PROMPT: Quote the listing below in full and exactly as written, but omit every picture.

BEGIN DATA LINES

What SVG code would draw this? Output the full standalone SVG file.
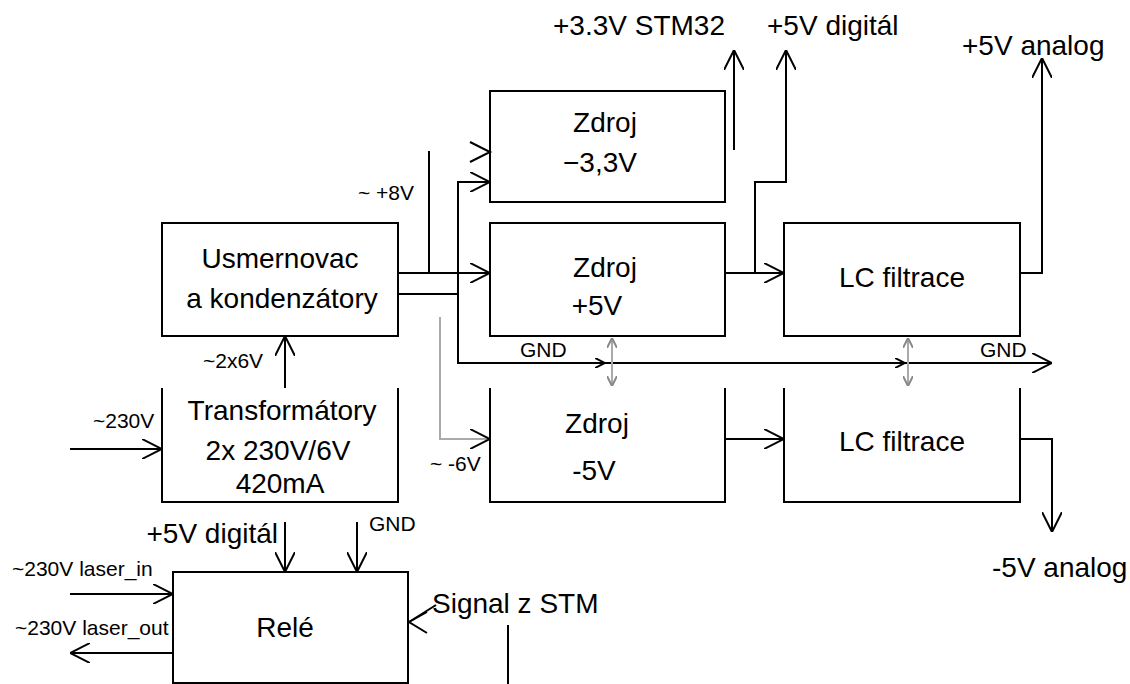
<svg xmlns="http://www.w3.org/2000/svg" width="1130" height="684" viewBox="0 0 1130 684">
<style>
.box{fill:none;stroke:#000;stroke-width:2}
.ln{fill:none;stroke:#000;stroke-width:2}
.gr{fill:none;stroke:#aaa;stroke-width:2}
.t{font-family:"Liberation Sans",Arial,sans-serif;font-size:28px;fill:#000}
.s{font-family:"Liberation Sans",Arial,sans-serif;font-size:21px;fill:#000}
.c{text-anchor:middle}
</style>
<defs>
<marker id="a" viewBox="0 0 20 20" refX="20" refY="10" markerWidth="20" markerHeight="20" markerUnits="userSpaceOnUse" orient="auto">
<path d="M0,0 L20,10 L0,20" fill="none" stroke="#000" stroke-width="2"/>
</marker>
<marker id="sm" viewBox="0 0 10 10" refX="10" refY="5" markerWidth="10" markerHeight="10" markerUnits="userSpaceOnUse" orient="auto">
<path d="M0,0 L10,5 L0,10" fill="none" stroke="#000" stroke-width="2"/>
</marker>
<marker id="sg" viewBox="0 0 10 10" refX="10" refY="5" markerWidth="10" markerHeight="10" markerUnits="userSpaceOnUse" orient="auto-start-reverse">
<path d="M0,0 L10,5 L0,10" fill="none" stroke="#888" stroke-width="2"/>
</marker>
</defs>

<g id="connectors">
<path class="ln" d="M398,273 H490" marker-end="url(#a)"/>
<path class="ln" d="M429,273 V151"/>
<path class="ln" d="M398,294 H458 V182 H490" marker-end="url(#a)"/>
<polyline class="ln" points="470,142 490,152 470,162"/>
<path class="gr" d="M440,317 V439 H490" marker-end="url(#a)"/>
<path class="ln" d="M285,388 V336" marker-end="url(#a)"/>
<path class="ln" d="M70,449 H162" marker-end="url(#a)"/>
<path class="ln" d="M725,273 H784" marker-end="url(#a)"/>
<path class="ln" d="M755,273 V182 H786 V50" marker-end="url(#a)"/>
<path class="ln" d="M734,150 V50" marker-end="url(#a)"/>
<path class="ln" d="M1020,273 H1042 V58" marker-end="url(#a)"/>
<path class="ln" d="M725,439 H784" marker-end="url(#a)"/>
<path class="ln" d="M1020,439 H1052 V532" marker-end="url(#a)"/>
<path class="ln" d="M458,294 V363 H605" marker-end="url(#sm)"/>
<path class="ln" d="M605,363 H905" marker-end="url(#sm)"/>
<path class="ln" d="M905,363 H1052" marker-end="url(#a)"/>
<path class="gr" d="M612,338 V386" marker-start="url(#sg)" marker-end="url(#sg)"/>
<path class="gr" d="M908,338 V386" marker-start="url(#sg)" marker-end="url(#sg)"/>
<path class="ln" d="M70,594 H173" marker-end="url(#a)"/>
<path class="ln" d="M173,653 H70" marker-end="url(#a)"/>
<path class="ln" d="M285,522 V572" marker-end="url(#a)"/>
<path class="ln" d="M357,522 V572" marker-end="url(#a)"/>
<path class="ln" d="M436,605 L409,622" />
<polyline class="ln" points="427,612 409,622 427,633"/>
<path class="ln" d="M508,625 V684"/>
</g>

<g id="usmernovac">
<rect class="box" x="162" y="223" width="236" height="113"/>
<text class="t c" x="280" y="268">Usmernovac</text>
<text class="t c" x="282" y="308">a kondenzátory</text>
</g>
<g id="transformatory">
<path class="box" d="M162,388 V502 H398 V388"/>
<text class="t c" x="282" y="420">Transformátory</text>
<text class="t c" x="278" y="460">2x 230V/6V</text>
<text class="t c" x="280" y="493">420mA</text>
</g>
<g id="zdroj33">
<rect class="box" x="490" y="91" width="235" height="111"/>
<text class="t c" x="605" y="132">Zdroj</text>
<text class="t c" x="600" y="172">−3,3V</text>
</g>
<g id="zdroj5">
<rect class="box" x="490" y="223" width="235" height="113"/>
<text class="t c" x="605" y="277">Zdroj</text>
<text class="t c" x="597" y="315">+5V</text>
</g>
<g id="zdrojm5">
<path class="box" d="M490,388 V502 H725 V388"/>
<text class="t c" x="597" y="433">Zdroj</text>
<text class="t c" x="594" y="480">-5V</text>
</g>
<g id="lc1">
<rect class="box" x="784" y="223" width="236" height="113"/>
<text class="t c" x="902" y="287">LC filtrace</text>
</g>
<g id="lc2">
<path class="box" d="M784,388 V502 H1020 V388"/>
<text class="t c" x="902" y="451">LC filtrace</text>
</g>
<g id="rele">
<rect class="box" x="173" y="572" width="235" height="111"/>
<text class="t c" x="285" y="637">Relé</text>
</g>

<g id="labels">
<text class="t" x="553" y="35">+3.3V STM32</text>
<text class="t" x="767" y="35">+5V digitál</text>
<text class="t" x="962" y="55">+5V analog</text>
<text class="t" x="992" y="577">-5V analog</text>
<text class="s" x="358" y="200">~ +8V</text>
<text class="s" x="430" y="471">~ -6V</text>
<text class="s" x="203" y="368">~2x6V</text>
<text class="s" x="93" y="428">~230V</text>
<text class="s" x="520" y="357">GND</text>
<text class="s" x="980" y="357">GND</text>
<text class="t" x="278" y="543" text-anchor="end">+5V digitál</text>
<text class="s" x="369" y="531">GND</text>
<text class="s" x="12" y="576">~230V laser_in</text>
<text class="s" x="15" y="635">~230V laser_out</text>
<text class="t" x="432" y="613">Signal z STM</text>
</g>
</svg>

END DATA LINES

TASK RESPONSE:
What SVG code would draw this? Output the full standalone SVG file.
<svg xmlns="http://www.w3.org/2000/svg" width="1130" height="684" viewBox="0 0 1130 684">
<style>
.box{fill:none;stroke:#000;stroke-width:2}
.ln{fill:none;stroke:#000;stroke-width:2}
.gr{fill:none;stroke:#aaa;stroke-width:2}
.t{font-family:"Liberation Sans",Arial,sans-serif;font-size:28px;fill:#000}
.s{font-family:"Liberation Sans",Arial,sans-serif;font-size:21px;fill:#000}
.c{text-anchor:middle}
</style>
<defs>
<marker id="a" viewBox="0 0 20 20" refX="20" refY="10" markerWidth="20" markerHeight="20" markerUnits="userSpaceOnUse" orient="auto">
<path d="M0,0 L20,10 L0,20" fill="none" stroke="#000" stroke-width="2"/>
</marker>
<marker id="sm" viewBox="0 0 10 10" refX="10" refY="5" markerWidth="10" markerHeight="10" markerUnits="userSpaceOnUse" orient="auto">
<path d="M0,0 L10,5 L0,10" fill="none" stroke="#000" stroke-width="2"/>
</marker>
<marker id="sg" viewBox="0 0 10 10" refX="10" refY="5" markerWidth="10" markerHeight="10" markerUnits="userSpaceOnUse" orient="auto-start-reverse">
<path d="M0,0 L10,5 L0,10" fill="none" stroke="#888" stroke-width="2"/>
</marker>
</defs>

<g id="connectors">
<path class="ln" d="M398,273 H490" marker-end="url(#a)"/>
<path class="ln" d="M429,273 V151"/>
<path class="ln" d="M398,294 H458 V182 H490" marker-end="url(#a)"/>
<polyline class="ln" points="470,142 490,152 470,162"/>
<path class="gr" d="M440,317 V439 H490" marker-end="url(#a)"/>
<path class="ln" d="M285,388 V336" marker-end="url(#a)"/>
<path class="ln" d="M70,449 H162" marker-end="url(#a)"/>
<path class="ln" d="M725,273 H784" marker-end="url(#a)"/>
<path class="ln" d="M755,273 V182 H786 V50" marker-end="url(#a)"/>
<path class="ln" d="M734,150 V50" marker-end="url(#a)"/>
<path class="ln" d="M1020,273 H1042 V58" marker-end="url(#a)"/>
<path class="ln" d="M725,439 H784" marker-end="url(#a)"/>
<path class="ln" d="M1020,439 H1052 V532" marker-end="url(#a)"/>
<path class="ln" d="M458,294 V363 H605" marker-end="url(#sm)"/>
<path class="ln" d="M605,363 H905" marker-end="url(#sm)"/>
<path class="ln" d="M905,363 H1052" marker-end="url(#a)"/>
<path class="gr" d="M612,338 V386" marker-start="url(#sg)" marker-end="url(#sg)"/>
<path class="gr" d="M908,338 V386" marker-start="url(#sg)" marker-end="url(#sg)"/>
<path class="ln" d="M70,594 H173" marker-end="url(#a)"/>
<path class="ln" d="M173,653 H70" marker-end="url(#a)"/>
<path class="ln" d="M285,522 V572" marker-end="url(#a)"/>
<path class="ln" d="M357,522 V572" marker-end="url(#a)"/>
<path class="ln" d="M436,605 L409,622" />
<polyline class="ln" points="427,612 409,622 427,633"/>
<path class="ln" d="M508,625 V684"/>
</g>

<g id="usmernovac">
<rect class="box" x="162" y="223" width="236" height="113"/>
<text class="t c" x="280" y="268">Usmernovac</text>
<text class="t c" x="282" y="308">a kondenzátory</text>
</g>
<g id="transformatory">
<path class="box" d="M162,388 V502 H398 V388"/>
<text class="t c" x="282" y="420">Transformátory</text>
<text class="t c" x="278" y="460">2x 230V/6V</text>
<text class="t c" x="280" y="493">420mA</text>
</g>
<g id="zdroj33">
<rect class="box" x="490" y="91" width="235" height="111"/>
<text class="t c" x="605" y="132">Zdroj</text>
<text class="t c" x="600" y="172">−3,3V</text>
</g>
<g id="zdroj5">
<rect class="box" x="490" y="223" width="235" height="113"/>
<text class="t c" x="605" y="277">Zdroj</text>
<text class="t c" x="597" y="315">+5V</text>
</g>
<g id="zdrojm5">
<path class="box" d="M490,388 V502 H725 V388"/>
<text class="t c" x="597" y="433">Zdroj</text>
<text class="t c" x="594" y="480">-5V</text>
</g>
<g id="lc1">
<rect class="box" x="784" y="223" width="236" height="113"/>
<text class="t c" x="902" y="287">LC filtrace</text>
</g>
<g id="lc2">
<path class="box" d="M784,388 V502 H1020 V388"/>
<text class="t c" x="902" y="451">LC filtrace</text>
</g>
<g id="rele">
<rect class="box" x="173" y="572" width="235" height="111"/>
<text class="t c" x="285" y="637">Relé</text>
</g>

<g id="labels">
<text class="t" x="553" y="35">+3.3V STM32</text>
<text class="t" x="767" y="35">+5V digitál</text>
<text class="t" x="962" y="55">+5V analog</text>
<text class="t" x="992" y="577">-5V analog</text>
<text class="s" x="358" y="200">~ +8V</text>
<text class="s" x="430" y="471">~ -6V</text>
<text class="s" x="203" y="368">~2x6V</text>
<text class="s" x="93" y="428">~230V</text>
<text class="s" x="520" y="357">GND</text>
<text class="s" x="980" y="357">GND</text>
<text class="t" x="278" y="543" text-anchor="end">+5V digitál</text>
<text class="s" x="369" y="531">GND</text>
<text class="s" x="12" y="576">~230V laser_in</text>
<text class="s" x="15" y="635">~230V laser_out</text>
<text class="t" x="432" y="613">Signal z STM</text>
</g>
</svg>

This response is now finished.